* _Data block_:
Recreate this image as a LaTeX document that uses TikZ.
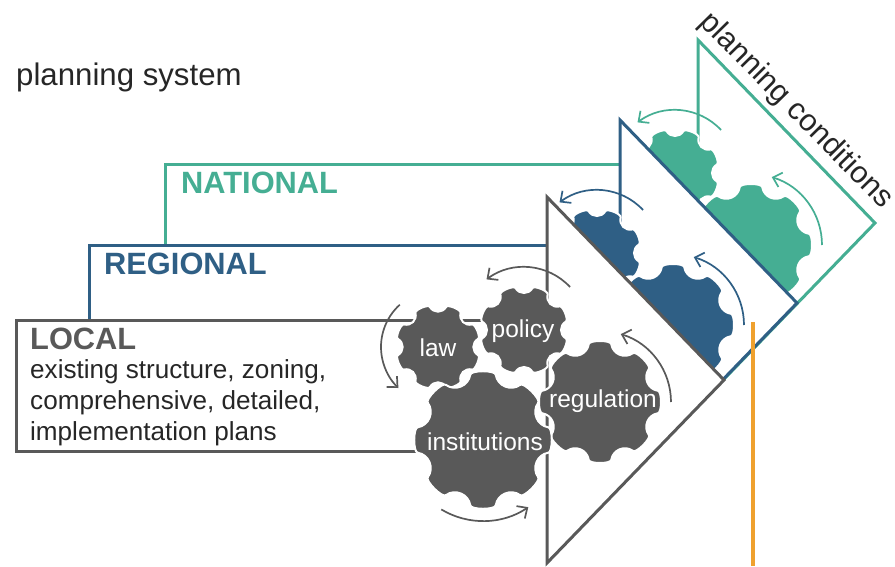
\documentclass[tikz,border=0pt]{standalone}
\usepackage{fontspec}
\setmainfont{Liberation Sans}
\usetikzlibrary{arrows.meta}

\definecolor{greylevel}{HTML}{595959}
\definecolor{bluelevel}{HTML}{2F5F85}
\definecolor{greenlevel}{HTML}{45AE93}
\definecolor{orangeline}{HTML}{EFA12E}

\tikzset{
  levelline/.style={line width=3pt,line join=miter},
  turnarrow/.style={line width=1.7pt,-{Straight Barb[length=8pt,width=15pt,line width=1.7pt]}},
  leveltitle/.style={inner sep=0pt,anchor=west,font=\bfseries\fontsize{30.8}{36}\selectfont},
  bodytext/.style={inner sep=0pt,anchor=west,text=black!85,font=\fontsize{26.1}{31}\selectfont},
  gearlabel/.style={inner sep=0pt,text=white,font=\fontsize{24.5}{28}\selectfont},
}

% x, y, outer radius, first tooth angle, colour
\newcommand{\gear}[5]{
\path[draw=white,fill=#5,line width=2pt,shift={(#1,#2)}] (#4-11:.95*#3+1)
  \foreach \k [evaluate=\k as \a using #4+45*\k] in {0,...,7} {
    .. controls (\a-10:#3+2) and (\a+10:#3+2) .. (\a+11:.95*#3+1)
    .. controls (\a+15:.81*#3) and (\a+30:.81*#3) .. (\a+34:.95*#3+1)
  } -- cycle;
}

\begin{document}
\begin{tikzpicture}[x=1pt,y=-1pt]
\useasboundingbox (0,0) rectangle (895,566);

% level outlines
\coordinate (nationalfoot) at (165,245);
\coordinate (nationalend) at (620,164);
\coordinate (regionalfoot) at (89,320);
\coordinate (regionalend) at (547,245);
\coordinate (localtop) at (525,320);
\coordinate (localcorner) at (16,320);
\coordinate (localbase) at (16,451);
\coordinate (localend) at (440,451);
\draw[levelline,greenlevel] (nationalfoot) |- (nationalend);
\draw[levelline,bluelevel] (regionalfoot) |- (regionalend);
\draw[levelline,greylevel] (localtop) -- (localcorner) -- (localbase) -- (localend);

% the same triangle, gears and arrows on each level
\foreach \lvl/\dx/\dy in {greenlevel/151/-157,bluelevel/73/-77,greylevel/0/0} {
\begin{scope}[shift={(\dx,\dy)}]
\coordinate (\lvl top) at (547,197);
\coordinate (\lvl right) at (724,380);
\coordinate (\lvl bottom) at (547,563);
\draw[levelline,\lvl,fill=white] (\lvl top) -- (\lvl right) -- (\lvl bottom) -- cycle;
\gear{600}{402}{61}{0}{\lvl}
\gear{524}{330}{44}{22.5}{\lvl}
\draw[turnarrow,\lvl] (524,330) ++(-43:63) arc[start angle=-43,end angle=-126.5,radius=63];
\draw[turnarrow,\lvl] (600,402) ++(0:71) arc[start angle=0,end angle=-73,radius=71];
\end{scope}
}

% the two gears only the local level has
\gear{438}{347}{42}{22.5}{greylevel}
\gear{483}{440}{69}{0}{greylevel}
\draw[turnarrow,greylevel] (438,347) ++(-132:57) arc[start angle=-132,end angle=-226,radius=57];
\draw[turnarrow,greylevel] (483,440) ++(121:81) arc[start angle=121,end angle=56,radius=81];

% planning conditions marker
\coordinate (markertop) at (753,322);
\coordinate (markerbase) at (753,566);
\draw[line width=4pt,orangeline] (markertop) -- (markerbase);

\node[inner sep=0pt,anchor=west,text=black!85,font=\fontsize{31.2}{36}\selectfont] (systemlabel) at (16,77) {planning system};
\node[inner sep=0pt,text=black!85,rotate=-45.5,font=\fontsize{30.5}{36}\selectfont] (conditionslabel) at (796,111) {planning conditions};
\node[leveltitle,text=greenlevel] (nationallabel) at (181,183) {NATIONAL};
\node[leveltitle,text=bluelevel] (regionallabel) at (104,264) {REGIONAL};
\node[leveltitle,text=greylevel] (locallabel) at (30,339) {LOCAL};
\node[bodytext] (structurelabel) at (30,372) {existing structure, zoning,};
\node[bodytext] (planslabel) at (30,403) {comprehensive, detailed,};
\node[bodytext] (implementlabel) at (30,434) {implementation plans};
\node[gearlabel] (lawlabel) at (438,348) {law};
\node[gearlabel] (policylabel) at (523,331) {policy};
\node[gearlabel] (regulationlabel) at (603,401) {regulation};
\node[gearlabel] (institutionslabel) at (485,442) {institutions};
\end{tikzpicture}
\end{document}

* _Goal_: Copy the material shown above in full and exactly. Skip the pictures.

* _Response to the task_:
Recreate this image as a LaTeX document that uses TikZ.
\documentclass[tikz,border=0pt]{standalone}
\usepackage{fontspec}
\setmainfont{Liberation Sans}
\usetikzlibrary{arrows.meta}

\definecolor{greylevel}{HTML}{595959}
\definecolor{bluelevel}{HTML}{2F5F85}
\definecolor{greenlevel}{HTML}{45AE93}
\definecolor{orangeline}{HTML}{EFA12E}

\tikzset{
  levelline/.style={line width=3pt,line join=miter},
  turnarrow/.style={line width=1.7pt,-{Straight Barb[length=8pt,width=15pt,line width=1.7pt]}},
  leveltitle/.style={inner sep=0pt,anchor=west,font=\bfseries\fontsize{30.8}{36}\selectfont},
  bodytext/.style={inner sep=0pt,anchor=west,text=black!85,font=\fontsize{26.1}{31}\selectfont},
  gearlabel/.style={inner sep=0pt,text=white,font=\fontsize{24.5}{28}\selectfont},
}

% x, y, outer radius, first tooth angle, colour
\newcommand{\gear}[5]{
\path[draw=white,fill=#5,line width=2pt,shift={(#1,#2)}] (#4-11:.95*#3+1)
  \foreach \k [evaluate=\k as \a using #4+45*\k] in {0,...,7} {
    .. controls (\a-10:#3+2) and (\a+10:#3+2) .. (\a+11:.95*#3+1)
    .. controls (\a+15:.81*#3) and (\a+30:.81*#3) .. (\a+34:.95*#3+1)
  } -- cycle;
}

\begin{document}
\begin{tikzpicture}[x=1pt,y=-1pt]
\useasboundingbox (0,0) rectangle (895,566);

% level outlines
\coordinate (nationalfoot) at (165,245);
\coordinate (nationalend) at (620,164);
\coordinate (regionalfoot) at (89,320);
\coordinate (regionalend) at (547,245);
\coordinate (localtop) at (525,320);
\coordinate (localcorner) at (16,320);
\coordinate (localbase) at (16,451);
\coordinate (localend) at (440,451);
\draw[levelline,greenlevel] (nationalfoot) |- (nationalend);
\draw[levelline,bluelevel] (regionalfoot) |- (regionalend);
\draw[levelline,greylevel] (localtop) -- (localcorner) -- (localbase) -- (localend);

% the same triangle, gears and arrows on each level
\foreach \lvl/\dx/\dy in {greenlevel/151/-157,bluelevel/73/-77,greylevel/0/0} {
\begin{scope}[shift={(\dx,\dy)}]
\coordinate (\lvl top) at (547,197);
\coordinate (\lvl right) at (724,380);
\coordinate (\lvl bottom) at (547,563);
\draw[levelline,\lvl,fill=white] (\lvl top) -- (\lvl right) -- (\lvl bottom) -- cycle;
\gear{600}{402}{61}{0}{\lvl}
\gear{524}{330}{44}{22.5}{\lvl}
\draw[turnarrow,\lvl] (524,330) ++(-43:63) arc[start angle=-43,end angle=-126.5,radius=63];
\draw[turnarrow,\lvl] (600,402) ++(0:71) arc[start angle=0,end angle=-73,radius=71];
\end{scope}
}

% the two gears only the local level has
\gear{438}{347}{42}{22.5}{greylevel}
\gear{483}{440}{69}{0}{greylevel}
\draw[turnarrow,greylevel] (438,347) ++(-132:57) arc[start angle=-132,end angle=-226,radius=57];
\draw[turnarrow,greylevel] (483,440) ++(121:81) arc[start angle=121,end angle=56,radius=81];

% planning conditions marker
\coordinate (markertop) at (753,322);
\coordinate (markerbase) at (753,566);
\draw[line width=4pt,orangeline] (markertop) -- (markerbase);

\node[inner sep=0pt,anchor=west,text=black!85,font=\fontsize{31.2}{36}\selectfont] (systemlabel) at (16,77) {planning system};
\node[inner sep=0pt,text=black!85,rotate=-45.5,font=\fontsize{30.5}{36}\selectfont] (conditionslabel) at (796,111) {planning conditions};
\node[leveltitle,text=greenlevel] (nationallabel) at (181,183) {NATIONAL};
\node[leveltitle,text=bluelevel] (regionallabel) at (104,264) {REGIONAL};
\node[leveltitle,text=greylevel] (locallabel) at (30,339) {LOCAL};
\node[bodytext] (structurelabel) at (30,372) {existing structure, zoning,};
\node[bodytext] (planslabel) at (30,403) {comprehensive, detailed,};
\node[bodytext] (implementlabel) at (30,434) {implementation plans};
\node[gearlabel] (lawlabel) at (438,348) {law};
\node[gearlabel] (policylabel) at (523,331) {policy};
\node[gearlabel] (regulationlabel) at (603,401) {regulation};
\node[gearlabel] (institutionslabel) at (485,442) {institutions};
\end{tikzpicture}
\end{document}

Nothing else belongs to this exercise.